There was some consideration to pick either Jalen Green or Evan Mobley, but the safe pick was Cunningham.
►Isaiah Livers, wing, Michigan
Finding value at the No. 42 pick is sometimes difficult. But with the depth in this draft, the Pistons had more options than teams picking in this spot in most years. Livers has good size at 6-foot-7, and he showed in his four years with the Wolverines that he can shoot. He hit 43% on 3-pointers last season, and reuniting with former coach John Beilein, who is an adviser in player development with the Pistons, will help as well.

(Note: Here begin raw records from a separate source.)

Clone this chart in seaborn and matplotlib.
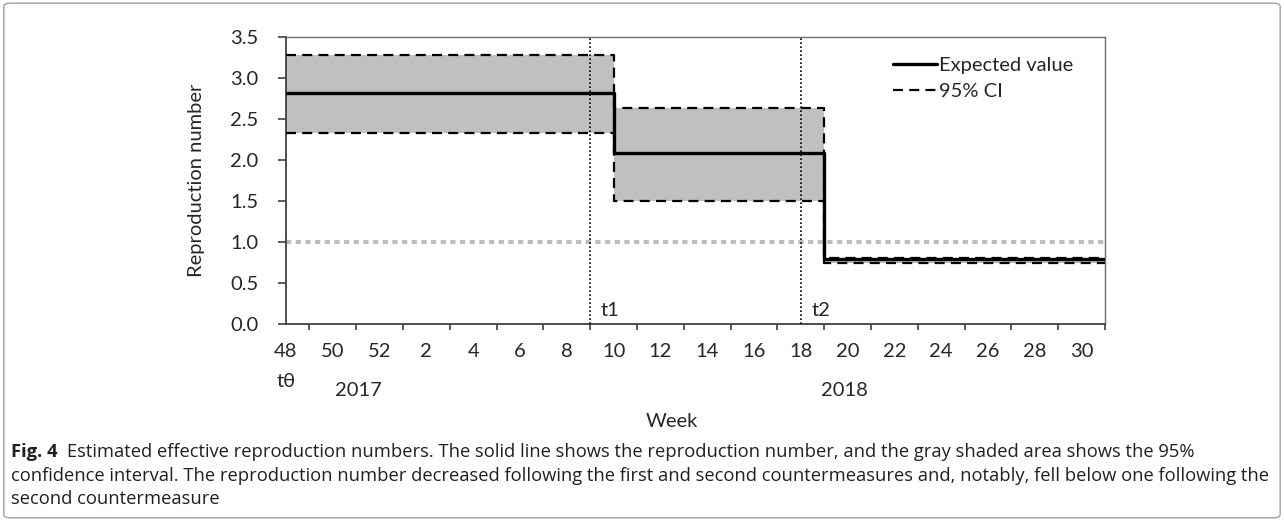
import numpy as np
import pandas as pd
import matplotlib
matplotlib.use("Agg")
import matplotlib.pyplot as plt
from matplotlib.patches import FancyBboxPatch
import seaborn as sns

# change points (year, week) and estimates for each period
period_starts = [(2017, 48), (2018, 10), (2018, 19)]
period_end = (2018, 31)
expected = [2.81, 2.08, 0.79]
ci_low = [2.33, 1.50, 0.74]
ci_high = [3.28, 2.63, 0.81]

# countermeasures
t1_week = (2018, 9)
t2_week = (2018, 18)

tick_labels = ["48", "50", "52", "2", "4", "6", "8", "10", "12", "14", "16",
               "18", "20", "22", "24", "26", "28", "30"]


def wpos(yw):
    # week index counted from week 48 of 2017 (2017 has 52 weeks)
    year, week = yw
    return week - 48 if year == 2017 else week + 4


xs = [wpos(p) for p in period_starts] + [wpos(period_end)]
df = pd.DataFrame({
    "x": xs,
    "exp": expected + expected[-1:],
    "lo": ci_low + ci_low[-1:],
    "hi": ci_high + ci_high[-1:],
})

sns.set_style("white")
plt.rcParams["font.family"] = ["Lato", "DejaVu Sans"]

fig = plt.figure(figsize=(12.84, 5.21), dpi=100)
ax = fig.add_axes([0.2227, 0.3781, 0.6379, 0.5514])

ax.fill_between(df["x"], df["lo"], df["hi"], step="post", color="#c0c0c0", lw=0, zorder=1)
ax.axhline(1.0, color="#bdbdbd", lw=2.9, ls=(0, (1.3, 1.1)), zorder=2)
for t in [t1_week, t2_week]:
    ax.axvline(wpos(t), color="black", lw=1.2, ls=(0, (1, 1.4)), zorder=3)

sns.lineplot(data=df, x="x", y="hi", drawstyle="steps-post", color="black", lw=1.6,
             ls=(0, (4.5, 2.8)), ax=ax, label="95% CI", zorder=4)
sns.lineplot(data=df, x="x", y="lo", drawstyle="steps-post", color="black", lw=1.6,
             ls=(0, (4.5, 2.8)), ax=ax, zorder=4)
sns.lineplot(data=df, x="x", y="exp", drawstyle="steps-post", color="black", lw=2.4,
             ax=ax, label="Expected value", zorder=5)

ax.set_xlim(0, wpos(period_end))
ax.set_ylim(0, 3.5)
ax.set_xticks(np.arange(0, 35, 2))
ax.set_xticklabels(tick_labels)
ax.set_xticks(np.arange(0, 36, 1), minor=True)
ax.set_yticks(np.arange(0, 3.51, 0.5))
ax.set_yticklabels([f"{v:.1f}" for v in np.arange(0, 3.51, 0.5)])
ax.tick_params(axis="both", labelsize=14.5, colors="#262626", direction="out")
ax.tick_params(axis="x", which="major", length=6, width=1.2, pad=8, color="#404040")
ax.tick_params(axis="x", which="minor", length=4, width=1.2, color="#404040", bottom=True)
ax.tick_params(axis="y", length=6, width=1.2, pad=14, color="#404040", left=True)

for side in ["left", "bottom"]:
    ax.spines[side].set_color("#404040")
    ax.spines[side].set_linewidth(1.3)
for side in ["top", "right"]:
    ax.spines[side].set_color("#6e6e6e")
    ax.spines[side].set_linewidth(1.0)

ax.set_xlabel("")
ax.set_ylabel("Reproduction number", fontsize=14.5, color="#262626")
ax.yaxis.set_label_coords(-0.099, 0.5)

trans = ax.get_xaxis_transform()
ax.text(16.5, -0.34, "Week", transform=trans, ha="center", va="center", fontsize=14.5, color="#262626")
ax.text(0, -0.2, "tθ", transform=trans, ha="center", va="center", fontsize=14.5, color="#262626")
ax.text(3.1, -0.23, "2017", transform=trans, ha="center", va="center", fontsize=14.5, color="#262626")
ax.text(23.85, -0.23, "2018", transform=trans, ha="center", va="center", fontsize=14.5, color="#262626")
ax.text(wpos(t1_week) + 0.45, 0.17, "t1", ha="left", va="center", fontsize=14.5, color="#262626")
ax.text(wpos(t2_week) + 0.45, 0.17, "t2", ha="left", va="center", fontsize=14.5, color="#262626")

handles, labels = ax.get_legend_handles_labels()
order = [labels.index("Expected value"), labels.index("95% CI")]
ax.legend([handles[i] for i in order], [labels[i] for i in order], loc="upper left",
          bbox_to_anchor=(0.741, 0.93), frameon=False, fontsize=14.5, handlelength=2.2,
          handletextpad=0.1, borderpad=0, borderaxespad=0, labelspacing=0.45)

# caption
cap_kw = dict(fontsize=13.2, color="#231f20", family=["Open Sans", "DejaVu Sans"], va="center")
fig.canvas.draw()
bold = fig.text(0.0085, 0.1324, "Fig. 4", fontweight="bold", **cap_kw)
bb = bold.get_window_extent(renderer=fig.canvas.get_renderer())
x_after = (bb.x1 + 10) / fig.bbox.width
fig.text(x_after, 0.1324, "Estimated effective reproduction numbers. The solid line shows the reproduction "
         "number, and the gray shaded area shows the 95%", **cap_kw)
fig.text(0.0085, 0.0864, "confidence interval. The reproduction number decreased following the first and "
         "second countermeasures and, notably, fell below one following the", **cap_kw)
fig.text(0.0085, 0.0422, "second countermeasure", **cap_kw)

border = FancyBboxPatch((0.003, 0.006), 0.994, 0.988, boxstyle="round,pad=0,rounding_size=0.006",
                        transform=fig.transFigure, fill=False, ec="#a0a0a0", lw=1.0)
fig.patches.append(border)

fig.savefig("out.png", dpi=100)
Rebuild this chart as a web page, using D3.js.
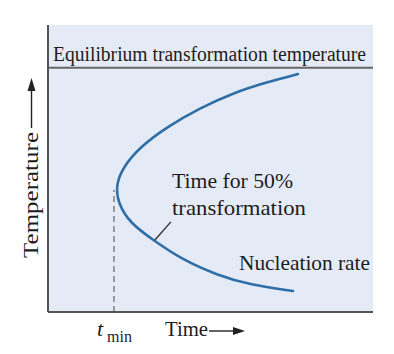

There is a logjam at the wing spots, so if Livers doesn’t make the Pistons’ roster, he could be a natural fit with the Motor City Cruise in the G League, who begin play this fall. He’ll have time to develop there and still be able to learn the Pistons’ system. It’s a name many people around the state know, so having him there could make sense.
►Luka Garza, center, Iowa
How does the unanimous national player of the year end up being available late in the second round? Good question. Garza isn’t a traditional dominating center, but he brings a solid skill set to the NBA. Garza shot 44% on 3-pointers during his senior season with the Hawkeyes and shot 55% overall from the field.
He’s durable, having played in 127 games in his four-year career, and finishing as Iowa’s all-time leading scorer with 2,306 points. What gets lost in Garza’s game is that he’s not just a perimeter player; he’s solid in the post and can be as effective inside as he is from beyond the arc.
At 6-foot-11, he can carve out space and be a solid inside presence.
In terms of value, this is very good at No. 52.
►Balsa Koprivica, center, Florida State
With their final pick, the Pistons opted for another big man, with the 7-foot-1 Koprivica getting the nod. Koprivica, 21, played two years with the Seminoles and he posted 9.1 points and 5.6 rebounds as a sophomore. In the ACC Tournament, earned a first-team selection, with 14 points, 10.5 rebounds and 3 blocks.
There were other options available at No. 57 in the draft, but taking a chance on Koprivica doesn’t hurt.